For the purposes of this book, a module is any unit of code that has an interface and an implementation. Each class in an object-oriented programming language is a module. Methods within a class, or functions in a language that isn’t object-oriented, can also be thought of as modules: each of these has an interface and an implementation, and modular design techniques can be applied to them. Higher-level subsystems and services are also modules; their interfaces may take different forms, such as kernel calls or HTTP requests. Much of the discussion about modular design in this book focuses on designing classes, but the techniques and concepts apply to other kinds of modules as well. The best modules are those whose interfaces are much simpler than their implementations. Such modules have two advantages. First, a simple interface minimizes the complexity that a module imposes on the rest of the system. Second, if a module is modified in a way that does not change its interface, then no other module will be affected by the modification. If a module’s interface is much simpler than its implementation, there will be many aspects of the module that can be changed without affecting other modules.
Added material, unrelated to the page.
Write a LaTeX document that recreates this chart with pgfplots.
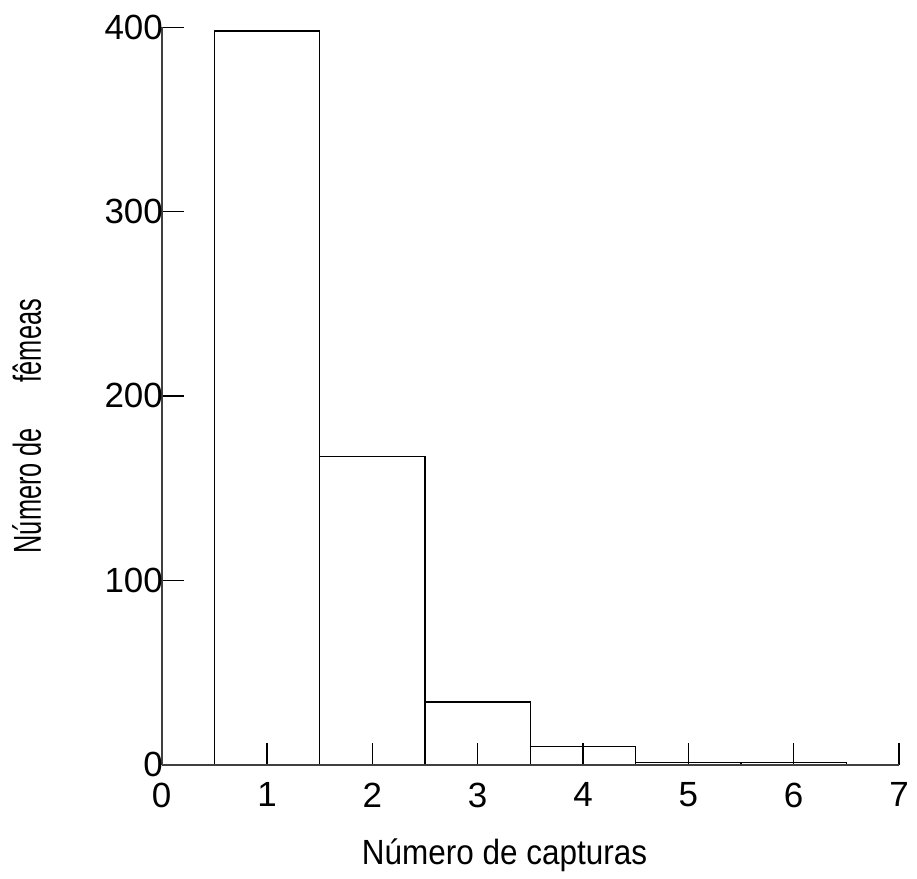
\documentclass[border=0pt]{standalone}
\usepackage{fontspec}
\setmainfont{Liberation Sans}
\newfontfamily\ylabfont[FakeStretch=0.65]{Liberation Sans}
\newfontfamily\xlabfont[FakeStretch=0.9]{Liberation Sans}
\usepackage{pgfplots}
\pgfplotsset{compat=1.18}

\begin{document}
\begin{tikzpicture}
\begin{axis}[
    width=369pt, height=369pt,
    scale only axis,
    clip=false,
    axis on top,
    xmin=0, xmax=7,
    ymin=0, ymax=400,
    enlargelimits=false,
    axis x line=bottom,
    axis y line=left,
    axis line style={-, line width=1pt, black!75},
    xtick={0,1,...,7},
    ytick={0,100,...,400},
    tick align=inside,
    major tick length=11pt,
    tick style={black, line width=0.6pt},
    /pgf/number format/assume math mode=true,
    tick label style={font=\fontsize{17.5}{20}\selectfont},
    xticklabel style={yshift=-5.5pt},
    yticklabel style={xshift=4.8pt, inner sep=1pt, xshift=-3pt},
    xlabel={\xlabfont\fontsize{17.5}{20}\selectfont Número de capturas},
    ylabel={\ylabfont\fontsize{19.5}{22}\selectfont Número de\hspace{23pt}fêmeas},
    xlabel style={at={(axis description cs:0.465,-0.123)}, anchor=center},
    ylabel style={at={(axis description cs:-0.183,0.459)}, anchor=center},
]
\addplot[ybar, bar width=1, fill=white, draw=black, line width=0.6pt]
    coordinates {
    (1, 398)(2, 167)(3, 34)(4, 10)(5, 1)(6, 1)
    };
\path (rel axis cs:-0.2193,1.037) rectangle (rel axis cs:1.0244,-0.1548);
\end{axis}
\end{tikzpicture}
\end{document}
The mechanism for file I/O provided by the Unix operating system and its descendants, such as Linux, is a beautiful example of a deep interface. There are only five basic system calls for I/O, with simple signatures:
- int open(const char* path, int flags, mode_t permissions);
- ssize_t read(int fd, void* buffer, size_t count);
- ssize_t write(int fd, const void* buffer, size_t count);
- off_t lseek(int fd, off_t offset, int referencePosition);
- int close(int fd);
A modern implementation of the Unix I/O interface requires hundreds of thousands of lines of code, which address complex issues such as: How are files represented on disk in order to allow efficient access? How are directories stored, and how are hierarchical path names processed to find the files they refer to? How are permissions enforced, so that one user cannot modify or delete another user’s files? How are file accesses implemented? For example, how is functionality divided between interrupt handlers and background code, and how do these two elements communicate safely? What scheduling policies are used when there are concurrent accesses to multiple files? How can recently accessed file data be cached in memory in order to reduce the number of disk accesses? How can a variety of different secondary storage devices, such as disks and flash drives, be incorporated into a single file system? All of these issues, and many more, are handled by the Unix file system implementation; they are invisible to programmers who invoke the system calls. Implementations of the Unix I/O interface have evolved radically over the years, but the five basic kernel calls have not changed.
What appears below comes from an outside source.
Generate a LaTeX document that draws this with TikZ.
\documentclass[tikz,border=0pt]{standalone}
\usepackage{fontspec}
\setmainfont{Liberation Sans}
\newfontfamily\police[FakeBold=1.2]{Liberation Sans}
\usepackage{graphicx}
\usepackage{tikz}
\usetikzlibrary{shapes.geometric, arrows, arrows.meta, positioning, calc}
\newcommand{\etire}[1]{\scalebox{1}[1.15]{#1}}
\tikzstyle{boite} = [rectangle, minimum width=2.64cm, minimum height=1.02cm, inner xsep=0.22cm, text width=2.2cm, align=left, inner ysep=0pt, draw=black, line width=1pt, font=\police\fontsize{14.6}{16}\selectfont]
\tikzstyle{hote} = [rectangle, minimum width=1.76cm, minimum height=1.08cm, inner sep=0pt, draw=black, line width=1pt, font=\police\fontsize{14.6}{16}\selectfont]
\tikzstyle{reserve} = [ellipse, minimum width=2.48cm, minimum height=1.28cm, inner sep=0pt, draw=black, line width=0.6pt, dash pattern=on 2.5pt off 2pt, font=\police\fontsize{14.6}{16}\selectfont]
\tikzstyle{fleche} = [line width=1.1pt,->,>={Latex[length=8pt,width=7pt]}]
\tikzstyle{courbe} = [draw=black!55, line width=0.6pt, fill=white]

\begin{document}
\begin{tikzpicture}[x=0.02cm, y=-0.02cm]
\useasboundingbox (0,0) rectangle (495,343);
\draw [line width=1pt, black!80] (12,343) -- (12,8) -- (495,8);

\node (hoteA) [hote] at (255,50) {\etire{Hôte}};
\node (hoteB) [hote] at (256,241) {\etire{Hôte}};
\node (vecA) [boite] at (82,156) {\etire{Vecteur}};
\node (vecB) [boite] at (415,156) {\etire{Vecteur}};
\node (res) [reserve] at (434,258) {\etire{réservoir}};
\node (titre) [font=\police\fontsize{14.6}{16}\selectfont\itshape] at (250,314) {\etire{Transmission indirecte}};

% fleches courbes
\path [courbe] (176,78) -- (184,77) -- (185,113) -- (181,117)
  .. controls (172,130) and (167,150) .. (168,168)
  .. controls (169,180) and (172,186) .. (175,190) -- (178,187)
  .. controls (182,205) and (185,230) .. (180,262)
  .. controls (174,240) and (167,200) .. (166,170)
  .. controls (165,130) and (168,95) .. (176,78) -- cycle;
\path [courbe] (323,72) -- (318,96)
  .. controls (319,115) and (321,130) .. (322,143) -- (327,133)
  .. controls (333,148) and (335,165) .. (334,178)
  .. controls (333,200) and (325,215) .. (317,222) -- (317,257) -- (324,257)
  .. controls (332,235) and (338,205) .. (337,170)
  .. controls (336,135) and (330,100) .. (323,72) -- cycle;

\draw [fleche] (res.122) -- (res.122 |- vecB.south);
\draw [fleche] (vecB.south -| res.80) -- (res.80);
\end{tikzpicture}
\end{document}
Another example of a deep module is the garbage collector in a language such as Go or Java. This module has no interface at all; it works invisibly behind the scenes to reclaim unused memory. Adding garbage collection to a system actually shrinks its overall interface, since it eliminates the interface for freeing objects. The implementation of a garbage collector is quite complex, but that complexity is hidden from programmers using the language.
Red Flag: Shallow Module
A shallow module is one whose interface is complicated relative to the functionality it provides. Shallow modules don’t help much in the battle against complexity, because the benefit they provide (not having to learn about how they work internally) is negated by the cost of learning and using their interfaces. Small modules tend to be shallow.
Unfortunately, the value of deep classes is not widely appreciated today. The conventional wisdom in programming is that classes should be small, not deep. Students are often taught that the most important thing in class design is to break up larger classes into smaller ones. The same advice is often given about methods: “Any method longer than N lines should be divided into multiple methods” (N can be as low as 10). This approach results in large numbers of shallow classes and methods, which add to overall system complexity.
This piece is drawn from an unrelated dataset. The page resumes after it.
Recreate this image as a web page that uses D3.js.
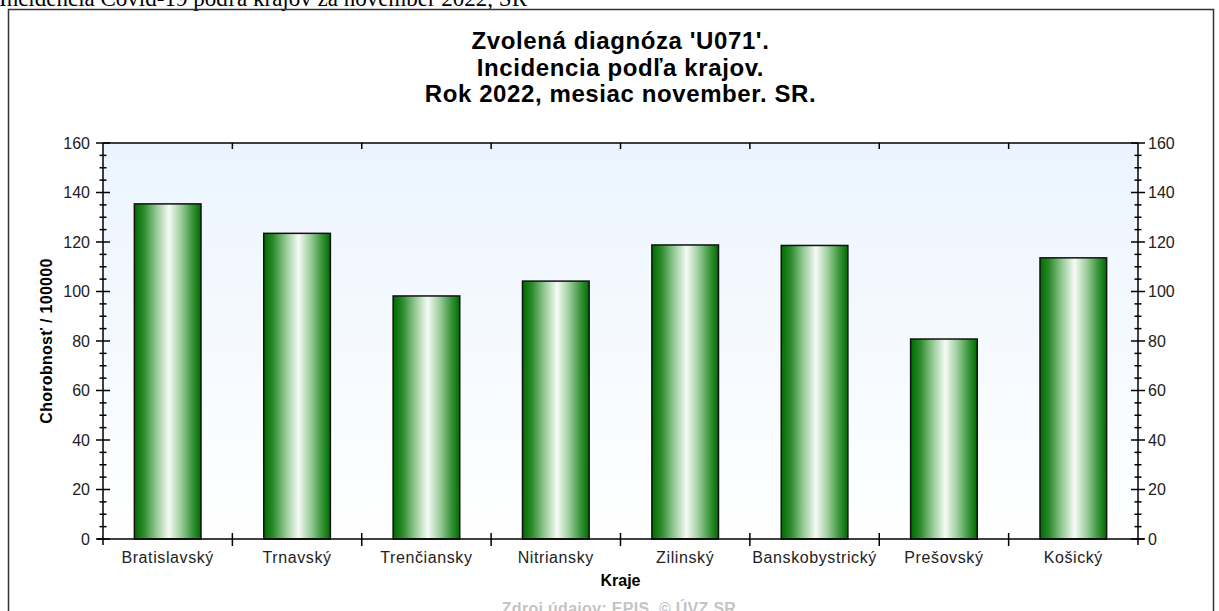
<!DOCTYPE html>
<html><head><meta charset="utf-8">
<script src="https://cdn.jsdelivr.net/npm/d3@7"></script>
<style>html,body{margin:0;padding:0;background:#fff;overflow:hidden}svg{display:block}</style>
</head><body>
<script>
const categories = ["Bratislavský","Trnavský","Trenčiansky","Nitriansky","Zilinský","Banskobystrický","Prešovský","Košický"];
const values = [135.4, 123.5, 98.2, 104.2, 118.8, 118.6, 80.8, 113.6];
const yTicks = [0,20,40,60,80,100,120,140,160];
const titleLines = ["Zvolená diagnóza 'U071'.","Incidencia podľa krajov.","Rok 2022, mesiac november. SR."];
const pageCaption = "Incidencia Covid-19 podľa krajov za november 2022, SR";
const xTitle = "Kraje";
const yTitle = "Chorobnosť / 100000";
const source = "Zdroj údajov: EPIS, © ÚVZ SR";

const W = 1219, H = 611;
const m = {left:103, right:1138, top:143, bottom:539};
const svg = d3.select("body").append("svg").attr("width",W).attr("height",H)
  .style("font-family","'Liberation Sans', Arial, sans-serif");
const defs = svg.append("defs");
const bg = defs.append("linearGradient").attr("id","bg").attr("x1",0).attr("x2",0).attr("y1",0).attr("y2",1);
bg.append("stop").attr("offset","0%").attr("stop-color","#ebf4fe");
bg.append("stop").attr("offset","100%").attr("stop-color","#ffffff");
const bar = defs.append("linearGradient").attr("id","bar").attr("x1",0).attr("x2",1).attr("y1",0).attr("y2",0);
[[0,"#006b00"],[0.14,"#2a8a2a"],[0.33,"#94c994"],[0.52,"#f6fbf6"],[0.7,"#9ccd9c"],[0.87,"#3a953a"],[1,"#006b00"]]
  .forEach(([o,c])=>bar.append("stop").attr("offset",o).attr("stop-color",c));

// page caption (clipped at top, as in the reference)
svg.append("text").attr("x",-1).attr("y",6).attr("font-family","'Liberation Serif','Times New Roman',serif")
  .attr("font-size",23).attr("fill","#000").text(pageCaption);
// outer frame
svg.append("rect").attr("x",8.5).attr("y",9.5).attr("width",1205).attr("height",640)
  .attr("fill","none").attr("stroke","#333").attr("stroke-width",1.5);

const x = d3.scaleBand().domain(categories).range([m.left,m.right]).paddingInner(0.485).paddingOuter(0.2425);
const y = d3.scaleLinear().domain([0,160]).range([m.bottom,m.top]);

svg.append("rect").attr("x",m.left).attr("y",m.top).attr("width",m.right-m.left).attr("height",m.bottom-m.top)
  .attr("fill","url(#bg)");

// title
const tt = svg.append("text").attr("text-anchor","middle").attr("font-weight","bold").attr("font-size",24)
  .attr("letter-spacing",0.6).attr("fill","#000");
titleLines.forEach((t,i)=>tt.append("tspan").attr("x",(m.left+m.right)/2).attr("y",49+i*26.5).text(t));

// bars
svg.selectAll("rect.bar").data(categories).enter().append("rect").attr("class","bar")
  .attr("x",d=>x(d)).attr("width",x.bandwidth())
  .attr("y",(d,i)=>y(values[i])).attr("height",(d,i)=>y(0)-y(values[i]))
  .attr("fill","url(#bar)").attr("stroke","#111").attr("stroke-width",1.5);

// axes lines
const ax = svg.append("g").attr("stroke","#000").attr("stroke-width",1.5);
ax.append("line").attr("x1",m.left).attr("x2",m.right).attr("y1",m.top).attr("y2",m.top);
ax.append("line").attr("x1",m.left-6).attr("x2",m.right+6).attr("y1",m.bottom).attr("y2",m.bottom);
ax.append("line").attr("x1",m.left).attr("x2",m.left).attr("y1",m.top).attr("y2",m.bottom+6);
ax.append("line").attr("x1",m.right).attr("x2",m.right).attr("y1",m.top).attr("y2",m.bottom+6);

// y ticks
const minor = d3.range(0,161,5).filter(v=>v%20!==0);
[m.left,m.right].forEach(px=>{
  ax.selectAll(null).data(yTicks).enter().append("line").attr("x1",px-7).attr("x2",px+7)
    .attr("y1",d=>y(d)).attr("y2",d=>y(d));
  ax.selectAll(null).data(minor).enter().append("line").attr("x1",px-3.5).attr("x2",px+3.5)
    .attr("y1",d=>y(d)).attr("y2",d=>y(d));
});
// x band boundary ticks
const bounds = d3.range(1,categories.length).map(i=>m.left+i*x.step());
ax.selectAll(null).data(bounds).enter().append("line").attr("x1",d=>d).attr("x2",d=>d)
  .attr("y1",m.bottom-6).attr("y2",m.bottom+7);
ax.selectAll(null).data(bounds).enter().append("line").attr("x1",d=>d).attr("x2",d=>d)
  .attr("y1",m.top).attr("y2",m.top+6);

// y tick labels
svg.selectAll(null).data(yTicks).enter().append("text").attr("x",90).attr("y",d=>y(d)+5.5)
  .attr("text-anchor","end").attr("font-size",16).attr("fill","#222").text(d=>d);
svg.selectAll(null).data(yTicks).enter().append("text").attr("x",1148).attr("y",d=>y(d)+5.5)
  .attr("text-anchor","start").attr("font-size",16).attr("fill","#222").text(d=>d);

// x labels
svg.selectAll(null).data(categories).enter().append("text")
  .attr("x",d=>x(d)+x.bandwidth()/2).attr("y",563).attr("text-anchor","middle")
  .attr("font-size",16).attr("letter-spacing",0.6).attr("fill","#222").text(d=>d);

svg.append("text").attr("x",(m.left+m.right)/2).attr("y",586).attr("text-anchor","middle")
  .attr("font-size",16).attr("font-weight","bold").attr("fill","#000").text(xTitle);

svg.append("text").attr("transform",`translate(52,${(m.top+m.bottom)/2}) rotate(-90)`)
  .attr("text-anchor","middle").attr("font-size",16).attr("font-weight","bold").attr("letter-spacing",0.3)
  .attr("fill","#000").text(yTitle);

svg.append("text").attr("x",619).attr("y",614).attr("text-anchor","middle")
  .attr("font-size",16).attr("font-weight","bold").attr("letter-spacing",0.3).attr("fill","#c4c4c4").text(source);
</script>
</body></html>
One of the most visible examples of classitis today is the Java class library. The Java language doesn’t require lots of small classes, but a culture of classitis seems to have taken root in the Java programming community. For example, to open a file in order to read serialized objects from it, you must create three different objects:
FileInputStream fileStream = new FileInputStream(fileName); BufferedInputStream bufferedStream = new BufferedInputStream(fileStream); ObjectInputStream objectStream = new ObjectInputStream(bufferedStream);
A FileInputStream object provides only rudimentary I/O: it is not capable of performing buffered I/O, nor can it read or write serialized objects. The BufferedInputStream object adds buffering to a FileInputStream, and the ObjectInputStream adds the ability to read and write serialized objects. The first two objects in the code above, fileStream and bufferedStream, are never used once the file has been opened; all future operations use objectStream. It is particularly annoying (and error-prone) that buffering must be requested explicitly by creating a separate BufferedInputStream object; if a developer forgets to create this object, there will be no buffering and I/O will be slow. Perhaps the Java developers would argue that not everyone wants to use buffering for file I/O, so it shouldn’t be built into the base mechanism. They might argue that it’s better to keep buffering separate, so people can choose whether or not to use it. Providing choice is good, but interfaces should be designed to make the common case as simple as possible (see the formula on page 6). Almost every user of file I/O will want buffering, so it should be provided by default. For those few situations where buffering is not desirable, the library can provide a mechanism to disable it. Any mechanism for disabling buffering should be cleanly separated in the interface (for example, by providing a different constructor for FileInputStream, or through a method that disables or replaces the buffering mechanism), so that most developers do not even need to be aware of its existence.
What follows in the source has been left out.